Dissatisfied with this latest development, Mesdag boarded a plane for Thailand, where the fork factory is based. “I felt I had to be with the machine that flattens the tips of the tines,” he explains. “You don’t want to change the thickness of the entire product. You only want to change the thickness of the tines themselves. They made five or six versions—two millimeters thick, 1.6 millimeters, 1.8, 1.1, 1.0, etc.—and I sat there in a meeting room in front of suppliers that we’ve worked with for 20 years, putting forks in my mouth. And you know these forks came right off the factory floor.”
Finally satisfied with the fork’s mouthfeel, Mesdag placed an order for 200 prototypes and returned to Seattle. But the saga doesn’t end there. “I pulled one out of the package and said nope, these are wrong,” laments the designer. “It wasn’t the manufacturers fault. I was wrong. I’d asked for them thinner, and I realized I wanted thicker.”
The factory said no problem, and six months since its inception, MSR finally had its completed fork.
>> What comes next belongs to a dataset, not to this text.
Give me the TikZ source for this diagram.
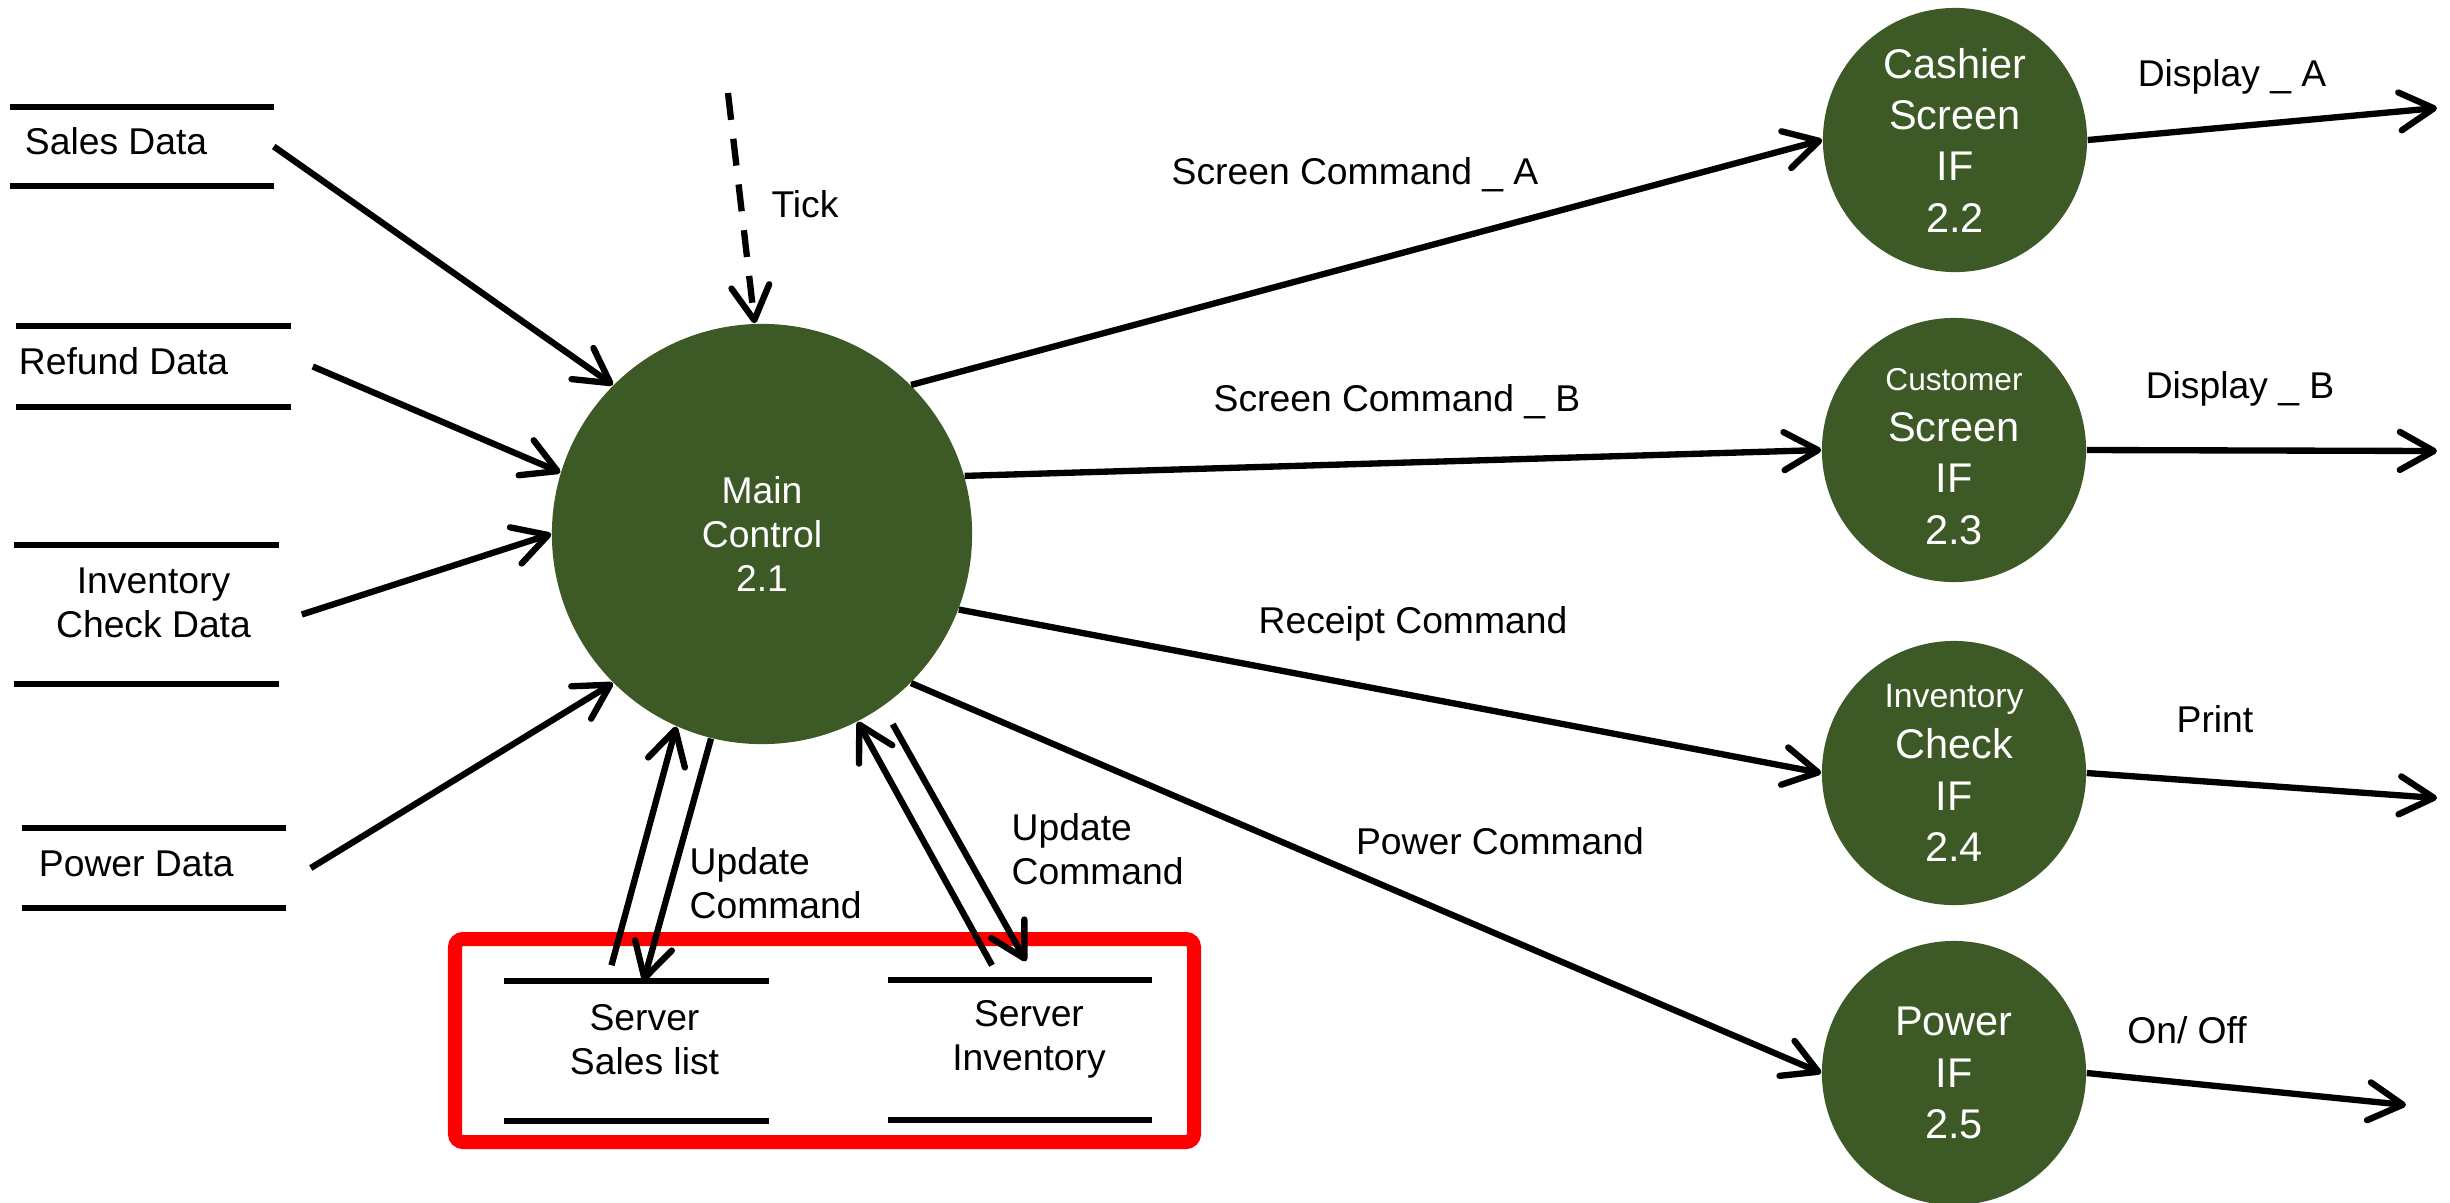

Mesdag is frank about the results: “The tines alone probably took us three months. Three months of putting forks in our mouths to learn what a fork should be. All of that for something people will take for granted. I hope people use it without having to think about it. I want people to look at it and say, ‘Well, that’s MSR for you.’”
Mesdag was holding the fork in his hand while he said that, a piece of salmon speared on its tines. I think he’d forgotten it was there.